Provided material:
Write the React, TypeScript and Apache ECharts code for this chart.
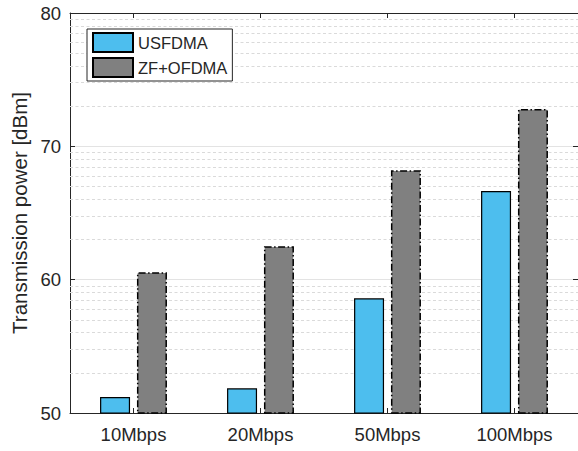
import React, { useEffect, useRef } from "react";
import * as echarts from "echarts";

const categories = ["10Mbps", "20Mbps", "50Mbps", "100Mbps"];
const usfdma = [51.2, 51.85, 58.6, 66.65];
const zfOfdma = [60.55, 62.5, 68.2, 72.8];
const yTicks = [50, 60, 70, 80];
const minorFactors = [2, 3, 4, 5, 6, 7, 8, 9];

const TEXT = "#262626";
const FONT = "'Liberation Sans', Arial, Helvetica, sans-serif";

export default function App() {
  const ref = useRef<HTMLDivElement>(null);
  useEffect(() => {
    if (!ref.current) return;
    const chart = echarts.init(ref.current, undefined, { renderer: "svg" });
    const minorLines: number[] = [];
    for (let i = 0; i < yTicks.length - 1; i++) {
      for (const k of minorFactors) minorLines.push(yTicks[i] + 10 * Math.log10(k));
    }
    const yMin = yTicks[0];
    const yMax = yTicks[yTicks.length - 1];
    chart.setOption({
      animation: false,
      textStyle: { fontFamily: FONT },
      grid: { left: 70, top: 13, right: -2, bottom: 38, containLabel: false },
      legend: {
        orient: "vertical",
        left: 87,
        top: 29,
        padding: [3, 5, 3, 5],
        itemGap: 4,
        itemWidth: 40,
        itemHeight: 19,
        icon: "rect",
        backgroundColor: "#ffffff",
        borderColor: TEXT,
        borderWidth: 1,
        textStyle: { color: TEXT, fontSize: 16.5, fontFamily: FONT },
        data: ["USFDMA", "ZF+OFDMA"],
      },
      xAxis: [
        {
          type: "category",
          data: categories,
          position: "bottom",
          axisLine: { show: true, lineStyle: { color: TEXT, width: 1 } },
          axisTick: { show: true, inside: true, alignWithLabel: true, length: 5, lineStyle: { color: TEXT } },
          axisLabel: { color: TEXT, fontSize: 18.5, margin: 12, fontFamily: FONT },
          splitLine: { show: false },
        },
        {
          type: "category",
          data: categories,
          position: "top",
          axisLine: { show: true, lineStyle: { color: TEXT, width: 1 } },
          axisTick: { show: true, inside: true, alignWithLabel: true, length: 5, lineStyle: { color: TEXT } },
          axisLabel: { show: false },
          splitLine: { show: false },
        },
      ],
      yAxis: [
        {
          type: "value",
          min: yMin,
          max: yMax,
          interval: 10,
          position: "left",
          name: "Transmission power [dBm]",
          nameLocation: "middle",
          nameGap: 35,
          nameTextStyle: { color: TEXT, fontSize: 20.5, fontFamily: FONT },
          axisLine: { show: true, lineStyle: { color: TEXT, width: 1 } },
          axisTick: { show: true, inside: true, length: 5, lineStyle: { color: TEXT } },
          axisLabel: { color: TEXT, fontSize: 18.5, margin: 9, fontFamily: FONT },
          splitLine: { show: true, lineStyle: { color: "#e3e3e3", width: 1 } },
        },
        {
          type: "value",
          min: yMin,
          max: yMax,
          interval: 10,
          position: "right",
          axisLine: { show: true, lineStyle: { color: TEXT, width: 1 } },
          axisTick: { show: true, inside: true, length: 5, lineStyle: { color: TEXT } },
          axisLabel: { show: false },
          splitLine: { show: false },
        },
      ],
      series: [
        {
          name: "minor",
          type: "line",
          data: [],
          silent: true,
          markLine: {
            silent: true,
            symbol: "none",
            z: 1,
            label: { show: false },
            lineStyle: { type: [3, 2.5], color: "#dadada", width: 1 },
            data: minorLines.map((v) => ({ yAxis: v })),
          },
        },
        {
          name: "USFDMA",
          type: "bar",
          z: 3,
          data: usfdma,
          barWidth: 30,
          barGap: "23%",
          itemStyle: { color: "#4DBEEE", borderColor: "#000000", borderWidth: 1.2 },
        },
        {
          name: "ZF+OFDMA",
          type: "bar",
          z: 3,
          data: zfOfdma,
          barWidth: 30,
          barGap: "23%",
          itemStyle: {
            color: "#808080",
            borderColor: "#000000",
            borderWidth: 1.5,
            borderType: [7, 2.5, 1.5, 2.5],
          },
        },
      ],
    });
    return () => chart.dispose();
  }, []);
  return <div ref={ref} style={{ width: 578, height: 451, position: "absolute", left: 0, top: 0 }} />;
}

Task description: The pictures should not be reproduced; quote all of the other material exactly.

Result:
Write the React, TypeScript and Apache ECharts code for this chart.
import React, { useEffect, useRef } from "react";
import * as echarts from "echarts";

const categories = ["10Mbps", "20Mbps", "50Mbps", "100Mbps"];
const usfdma = [51.2, 51.85, 58.6, 66.65];
const zfOfdma = [60.55, 62.5, 68.2, 72.8];
const yTicks = [50, 60, 70, 80];
const minorFactors = [2, 3, 4, 5, 6, 7, 8, 9];

const TEXT = "#262626";
const FONT = "'Liberation Sans', Arial, Helvetica, sans-serif";

export default function App() {
  const ref = useRef<HTMLDivElement>(null);
  useEffect(() => {
    if (!ref.current) return;
    const chart = echarts.init(ref.current, undefined, { renderer: "svg" });
    const minorLines: number[] = [];
    for (let i = 0; i < yTicks.length - 1; i++) {
      for (const k of minorFactors) minorLines.push(yTicks[i] + 10 * Math.log10(k));
    }
    const yMin = yTicks[0];
    const yMax = yTicks[yTicks.length - 1];
    chart.setOption({
      animation: false,
      textStyle: { fontFamily: FONT },
      grid: { left: 70, top: 13, right: -2, bottom: 38, containLabel: false },
      legend: {
        orient: "vertical",
        left: 87,
        top: 29,
        padding: [3, 5, 3, 5],
        itemGap: 4,
        itemWidth: 40,
        itemHeight: 19,
        icon: "rect",
        backgroundColor: "#ffffff",
        borderColor: TEXT,
        borderWidth: 1,
        textStyle: { color: TEXT, fontSize: 16.5, fontFamily: FONT },
        data: ["USFDMA", "ZF+OFDMA"],
      },
      xAxis: [
        {
          type: "category",
          data: categories,
          position: "bottom",
          axisLine: { show: true, lineStyle: { color: TEXT, width: 1 } },
          axisTick: { show: true, inside: true, alignWithLabel: true, length: 5, lineStyle: { color: TEXT } },
          axisLabel: { color: TEXT, fontSize: 18.5, margin: 12, fontFamily: FONT },
          splitLine: { show: false },
        },
        {
          type: "category",
          data: categories,
          position: "top",
          axisLine: { show: true, lineStyle: { color: TEXT, width: 1 } },
          axisTick: { show: true, inside: true, alignWithLabel: true, length: 5, lineStyle: { color: TEXT } },
          axisLabel: { show: false },
          splitLine: { show: false },
        },
      ],
      yAxis: [
        {
          type: "value",
          min: yMin,
          max: yMax,
          interval: 10,
          position: "left",
          name: "Transmission power [dBm]",
          nameLocation: "middle",
          nameGap: 35,
          nameTextStyle: { color: TEXT, fontSize: 20.5, fontFamily: FONT },
          axisLine: { show: true, lineStyle: { color: TEXT, width: 1 } },
          axisTick: { show: true, inside: true, length: 5, lineStyle: { color: TEXT } },
          axisLabel: { color: TEXT, fontSize: 18.5, margin: 9, fontFamily: FONT },
          splitLine: { show: true, lineStyle: { color: "#e3e3e3", width: 1 } },
        },
        {
          type: "value",
          min: yMin,
          max: yMax,
          interval: 10,
          position: "right",
          axisLine: { show: true, lineStyle: { color: TEXT, width: 1 } },
          axisTick: { show: true, inside: true, length: 5, lineStyle: { color: TEXT } },
          axisLabel: { show: false },
          splitLine: { show: false },
        },
      ],
      series: [
        {
          name: "minor",
          type: "line",
          data: [],
          silent: true,
          markLine: {
            silent: true,
            symbol: "none",
            z: 1,
            label: { show: false },
            lineStyle: { type: [3, 2.5], color: "#dadada", width: 1 },
            data: minorLines.map((v) => ({ yAxis: v })),
          },
        },
        {
          name: "USFDMA",
          type: "bar",
          z: 3,
          data: usfdma,
          barWidth: 30,
          barGap: "23%",
          itemStyle: { color: "#4DBEEE", borderColor: "#000000", borderWidth: 1.2 },
        },
        {
          name: "ZF+OFDMA",
          type: "bar",
          z: 3,
          data: zfOfdma,
          barWidth: 30,
          barGap: "23%",
          itemStyle: {
            color: "#808080",
            borderColor: "#000000",
            borderWidth: 1.5,
            borderType: [7, 2.5, 1.5, 2.5],
          },
        },
      ],
    });
    return () => chart.dispose();
  }, []);
  return <div ref={ref} style={{ width: 578, height: 451, position: "absolute", left: 0, top: 0 }} />;
}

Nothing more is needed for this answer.